* **SUPPLIED DATA**
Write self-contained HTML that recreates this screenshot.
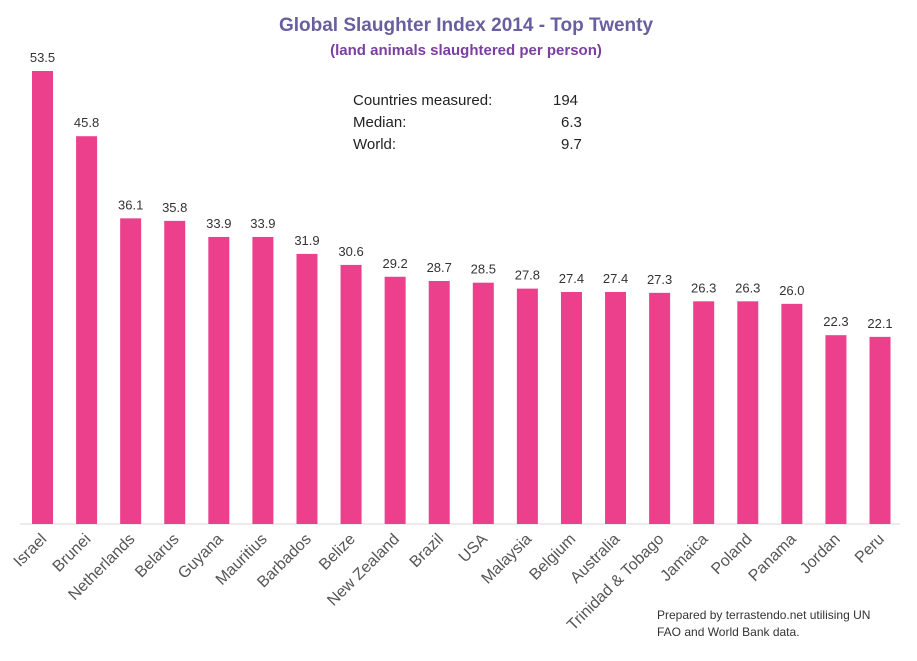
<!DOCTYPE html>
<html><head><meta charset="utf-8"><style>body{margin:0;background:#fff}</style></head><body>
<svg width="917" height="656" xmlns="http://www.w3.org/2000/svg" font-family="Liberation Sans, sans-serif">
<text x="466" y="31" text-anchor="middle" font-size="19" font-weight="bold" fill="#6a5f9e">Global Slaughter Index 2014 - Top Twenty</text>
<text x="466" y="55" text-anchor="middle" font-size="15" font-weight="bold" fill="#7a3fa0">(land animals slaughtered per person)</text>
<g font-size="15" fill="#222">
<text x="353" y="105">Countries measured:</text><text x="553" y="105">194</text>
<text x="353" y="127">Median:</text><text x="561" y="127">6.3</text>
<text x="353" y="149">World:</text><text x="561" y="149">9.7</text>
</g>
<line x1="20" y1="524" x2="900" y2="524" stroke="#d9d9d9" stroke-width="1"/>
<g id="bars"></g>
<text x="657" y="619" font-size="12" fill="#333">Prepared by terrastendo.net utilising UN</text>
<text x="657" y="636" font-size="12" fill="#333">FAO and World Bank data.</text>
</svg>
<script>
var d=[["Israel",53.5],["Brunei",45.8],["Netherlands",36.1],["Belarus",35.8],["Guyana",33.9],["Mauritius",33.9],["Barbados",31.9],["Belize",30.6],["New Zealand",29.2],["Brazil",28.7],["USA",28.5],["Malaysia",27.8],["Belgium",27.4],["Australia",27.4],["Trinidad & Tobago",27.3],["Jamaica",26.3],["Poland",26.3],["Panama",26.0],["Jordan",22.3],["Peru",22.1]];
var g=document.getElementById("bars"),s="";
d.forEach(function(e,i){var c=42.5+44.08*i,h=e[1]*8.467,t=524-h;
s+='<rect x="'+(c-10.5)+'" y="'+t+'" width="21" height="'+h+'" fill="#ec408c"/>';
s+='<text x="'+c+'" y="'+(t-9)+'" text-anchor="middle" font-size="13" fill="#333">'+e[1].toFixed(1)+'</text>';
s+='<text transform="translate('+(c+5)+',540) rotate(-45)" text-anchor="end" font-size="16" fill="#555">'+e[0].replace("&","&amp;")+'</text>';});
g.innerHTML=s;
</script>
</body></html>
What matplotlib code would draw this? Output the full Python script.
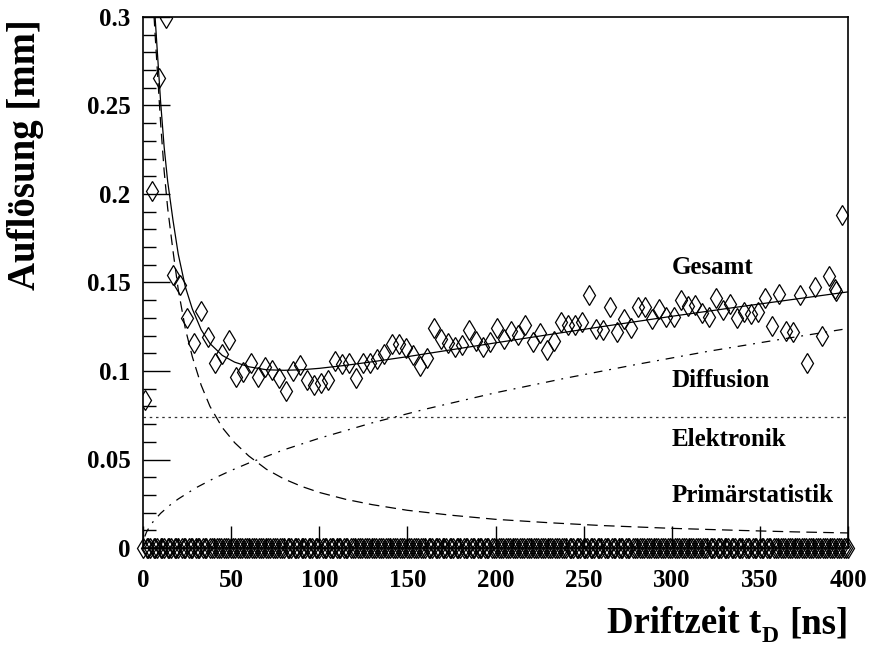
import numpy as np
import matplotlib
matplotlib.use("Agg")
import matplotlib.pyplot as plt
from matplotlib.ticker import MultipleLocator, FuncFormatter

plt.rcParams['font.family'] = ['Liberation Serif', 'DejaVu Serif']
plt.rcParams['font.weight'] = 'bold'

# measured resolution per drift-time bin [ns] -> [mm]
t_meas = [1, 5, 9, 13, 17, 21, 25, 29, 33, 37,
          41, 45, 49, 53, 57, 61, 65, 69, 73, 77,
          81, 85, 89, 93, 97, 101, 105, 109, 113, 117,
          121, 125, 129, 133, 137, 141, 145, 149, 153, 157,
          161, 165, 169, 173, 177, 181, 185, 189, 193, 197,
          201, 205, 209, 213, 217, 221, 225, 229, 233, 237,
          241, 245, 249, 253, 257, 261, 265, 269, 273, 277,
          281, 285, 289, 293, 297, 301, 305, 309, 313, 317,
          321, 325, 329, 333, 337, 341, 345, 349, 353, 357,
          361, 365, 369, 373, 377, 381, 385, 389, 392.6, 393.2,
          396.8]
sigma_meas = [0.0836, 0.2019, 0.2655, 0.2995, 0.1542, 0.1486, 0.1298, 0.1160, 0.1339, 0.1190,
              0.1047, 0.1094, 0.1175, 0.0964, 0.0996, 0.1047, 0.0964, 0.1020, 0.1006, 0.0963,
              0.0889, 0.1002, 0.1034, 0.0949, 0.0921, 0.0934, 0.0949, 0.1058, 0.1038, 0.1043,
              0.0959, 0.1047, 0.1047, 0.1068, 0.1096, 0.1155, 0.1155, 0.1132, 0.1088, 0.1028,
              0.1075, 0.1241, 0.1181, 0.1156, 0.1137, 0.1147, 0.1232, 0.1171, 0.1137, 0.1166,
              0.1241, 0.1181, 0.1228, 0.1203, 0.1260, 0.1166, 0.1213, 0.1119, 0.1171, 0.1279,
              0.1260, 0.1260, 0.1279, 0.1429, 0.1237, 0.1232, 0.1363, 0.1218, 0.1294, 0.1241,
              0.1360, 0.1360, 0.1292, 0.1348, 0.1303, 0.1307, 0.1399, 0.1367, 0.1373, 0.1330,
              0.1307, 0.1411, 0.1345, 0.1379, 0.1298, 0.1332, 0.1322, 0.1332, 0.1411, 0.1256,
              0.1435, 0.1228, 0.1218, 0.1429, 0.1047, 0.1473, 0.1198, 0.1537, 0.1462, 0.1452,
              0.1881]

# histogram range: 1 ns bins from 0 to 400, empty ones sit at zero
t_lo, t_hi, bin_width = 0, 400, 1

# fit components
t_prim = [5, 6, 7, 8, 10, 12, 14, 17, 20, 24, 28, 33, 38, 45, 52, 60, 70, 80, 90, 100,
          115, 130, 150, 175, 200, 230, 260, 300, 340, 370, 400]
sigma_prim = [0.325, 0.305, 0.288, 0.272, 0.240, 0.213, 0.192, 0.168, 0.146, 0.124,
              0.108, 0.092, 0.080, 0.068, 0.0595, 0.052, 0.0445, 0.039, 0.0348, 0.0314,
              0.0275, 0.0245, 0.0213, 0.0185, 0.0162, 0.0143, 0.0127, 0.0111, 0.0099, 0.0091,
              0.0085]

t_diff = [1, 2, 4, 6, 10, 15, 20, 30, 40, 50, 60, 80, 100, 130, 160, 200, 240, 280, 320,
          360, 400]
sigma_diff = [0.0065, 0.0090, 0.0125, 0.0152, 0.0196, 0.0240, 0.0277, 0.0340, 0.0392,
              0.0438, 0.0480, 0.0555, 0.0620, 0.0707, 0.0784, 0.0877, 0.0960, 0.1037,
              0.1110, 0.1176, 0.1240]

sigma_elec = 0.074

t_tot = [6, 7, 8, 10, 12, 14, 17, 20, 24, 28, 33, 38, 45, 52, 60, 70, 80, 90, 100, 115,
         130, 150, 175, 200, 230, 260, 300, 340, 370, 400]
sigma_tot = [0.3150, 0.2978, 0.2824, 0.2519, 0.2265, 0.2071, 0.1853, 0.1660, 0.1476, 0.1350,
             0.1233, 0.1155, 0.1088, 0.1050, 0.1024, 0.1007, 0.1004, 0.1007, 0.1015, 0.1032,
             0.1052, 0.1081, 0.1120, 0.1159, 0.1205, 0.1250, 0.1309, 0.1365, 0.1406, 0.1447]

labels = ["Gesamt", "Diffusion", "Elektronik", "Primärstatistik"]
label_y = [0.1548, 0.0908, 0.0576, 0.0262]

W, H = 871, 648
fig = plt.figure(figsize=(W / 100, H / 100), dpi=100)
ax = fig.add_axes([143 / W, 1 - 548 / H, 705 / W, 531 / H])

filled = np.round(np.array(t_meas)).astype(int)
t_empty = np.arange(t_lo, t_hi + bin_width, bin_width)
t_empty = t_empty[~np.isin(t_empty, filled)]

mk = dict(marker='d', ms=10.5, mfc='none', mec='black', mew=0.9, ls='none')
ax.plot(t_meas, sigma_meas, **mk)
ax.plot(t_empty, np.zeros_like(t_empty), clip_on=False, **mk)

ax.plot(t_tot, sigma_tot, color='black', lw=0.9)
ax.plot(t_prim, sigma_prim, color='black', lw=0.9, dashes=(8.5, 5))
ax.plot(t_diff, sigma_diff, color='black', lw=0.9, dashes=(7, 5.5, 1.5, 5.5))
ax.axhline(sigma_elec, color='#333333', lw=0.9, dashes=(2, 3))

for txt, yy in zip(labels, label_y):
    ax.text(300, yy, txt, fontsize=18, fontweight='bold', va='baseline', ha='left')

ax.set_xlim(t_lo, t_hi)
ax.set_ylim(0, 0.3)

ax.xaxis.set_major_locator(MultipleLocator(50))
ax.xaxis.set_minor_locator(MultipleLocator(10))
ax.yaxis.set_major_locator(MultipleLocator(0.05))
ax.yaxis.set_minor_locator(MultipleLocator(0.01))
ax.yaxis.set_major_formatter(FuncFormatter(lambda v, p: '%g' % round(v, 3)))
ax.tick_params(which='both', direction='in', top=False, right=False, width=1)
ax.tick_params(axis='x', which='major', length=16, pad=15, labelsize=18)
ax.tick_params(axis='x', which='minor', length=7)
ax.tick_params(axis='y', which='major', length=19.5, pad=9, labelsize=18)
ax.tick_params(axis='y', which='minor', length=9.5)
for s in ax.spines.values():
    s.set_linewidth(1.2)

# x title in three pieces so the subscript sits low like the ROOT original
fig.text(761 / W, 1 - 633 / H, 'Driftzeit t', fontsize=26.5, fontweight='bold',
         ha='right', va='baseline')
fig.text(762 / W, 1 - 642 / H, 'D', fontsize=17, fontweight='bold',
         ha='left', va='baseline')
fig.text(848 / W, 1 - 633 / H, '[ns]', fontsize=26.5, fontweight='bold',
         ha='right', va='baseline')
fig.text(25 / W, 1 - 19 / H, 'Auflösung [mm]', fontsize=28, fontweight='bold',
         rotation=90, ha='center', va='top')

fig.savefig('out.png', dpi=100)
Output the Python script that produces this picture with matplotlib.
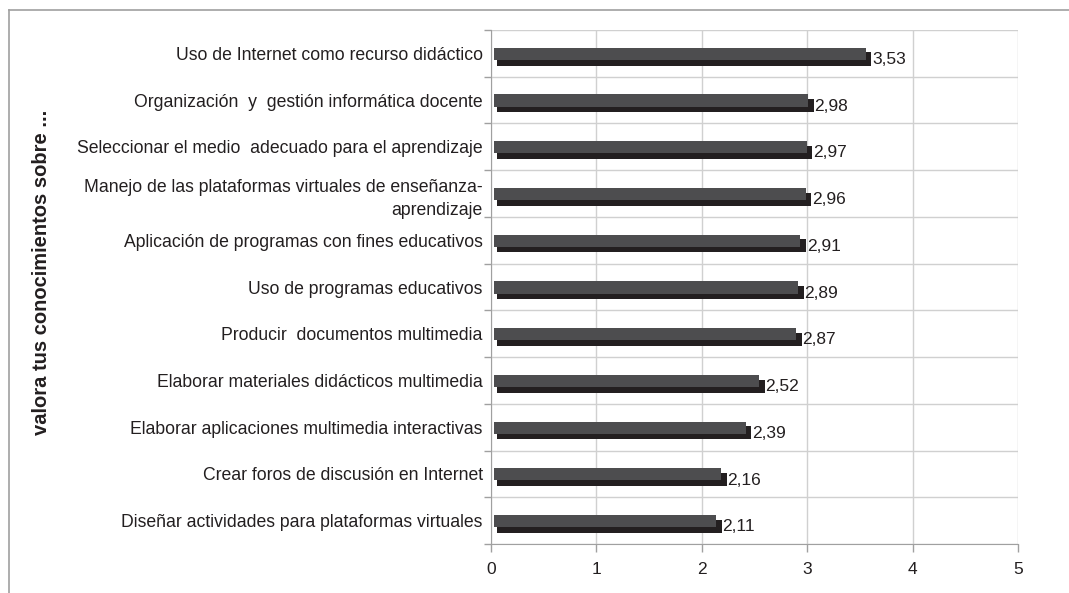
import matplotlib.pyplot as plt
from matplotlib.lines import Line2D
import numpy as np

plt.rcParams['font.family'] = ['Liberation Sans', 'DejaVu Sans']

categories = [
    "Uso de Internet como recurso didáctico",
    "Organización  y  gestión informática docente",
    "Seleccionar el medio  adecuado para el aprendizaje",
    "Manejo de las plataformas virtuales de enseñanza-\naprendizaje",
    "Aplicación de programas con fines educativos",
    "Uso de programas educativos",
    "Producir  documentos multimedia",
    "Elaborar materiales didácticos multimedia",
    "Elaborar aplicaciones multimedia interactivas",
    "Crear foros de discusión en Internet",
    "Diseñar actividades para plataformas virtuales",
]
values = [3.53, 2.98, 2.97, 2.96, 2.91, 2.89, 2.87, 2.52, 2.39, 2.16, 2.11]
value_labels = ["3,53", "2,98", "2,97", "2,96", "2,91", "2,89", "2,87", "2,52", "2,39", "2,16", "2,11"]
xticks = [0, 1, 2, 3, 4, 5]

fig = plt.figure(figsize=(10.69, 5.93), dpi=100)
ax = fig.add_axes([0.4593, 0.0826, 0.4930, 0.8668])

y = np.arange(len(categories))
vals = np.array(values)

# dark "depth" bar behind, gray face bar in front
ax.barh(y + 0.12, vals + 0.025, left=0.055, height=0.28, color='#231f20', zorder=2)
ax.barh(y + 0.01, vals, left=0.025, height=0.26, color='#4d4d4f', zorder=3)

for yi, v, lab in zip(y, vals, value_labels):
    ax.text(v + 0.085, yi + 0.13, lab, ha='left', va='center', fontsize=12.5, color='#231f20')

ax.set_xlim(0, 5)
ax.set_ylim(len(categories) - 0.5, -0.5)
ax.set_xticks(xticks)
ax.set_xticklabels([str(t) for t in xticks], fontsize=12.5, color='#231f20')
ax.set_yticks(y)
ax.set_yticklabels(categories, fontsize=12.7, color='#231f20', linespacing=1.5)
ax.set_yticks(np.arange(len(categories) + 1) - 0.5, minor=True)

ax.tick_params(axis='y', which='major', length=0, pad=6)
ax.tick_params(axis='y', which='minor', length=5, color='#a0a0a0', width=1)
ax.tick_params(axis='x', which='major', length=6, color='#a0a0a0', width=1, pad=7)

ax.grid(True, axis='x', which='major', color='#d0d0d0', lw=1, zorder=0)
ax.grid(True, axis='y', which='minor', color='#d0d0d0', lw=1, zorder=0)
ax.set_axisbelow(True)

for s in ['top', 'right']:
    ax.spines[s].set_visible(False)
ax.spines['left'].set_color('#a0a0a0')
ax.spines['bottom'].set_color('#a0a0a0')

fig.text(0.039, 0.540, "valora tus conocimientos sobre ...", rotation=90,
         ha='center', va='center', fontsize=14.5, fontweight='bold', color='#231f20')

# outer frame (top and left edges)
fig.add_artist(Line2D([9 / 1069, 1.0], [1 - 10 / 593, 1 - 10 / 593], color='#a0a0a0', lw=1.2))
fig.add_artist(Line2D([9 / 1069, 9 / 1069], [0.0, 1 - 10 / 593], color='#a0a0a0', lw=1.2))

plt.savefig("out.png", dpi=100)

* **GIVEN INSTRUCTION**
Nothing but the lines from the one containing "Output the Python" through the one containing "plt.rcParams['font.family'] = ['Liberation Sans', 'DejaVu" should be echoed, each exactly as it stands; pictures are excluded.

* **SOLUTION TO THE EXERCISE**
Output the Python script that produces this picture with matplotlib.
import matplotlib.pyplot as plt
from matplotlib.lines import Line2D
import numpy as np

plt.rcParams['font.family'] = ['Liberation Sans', 'DejaVu Sans']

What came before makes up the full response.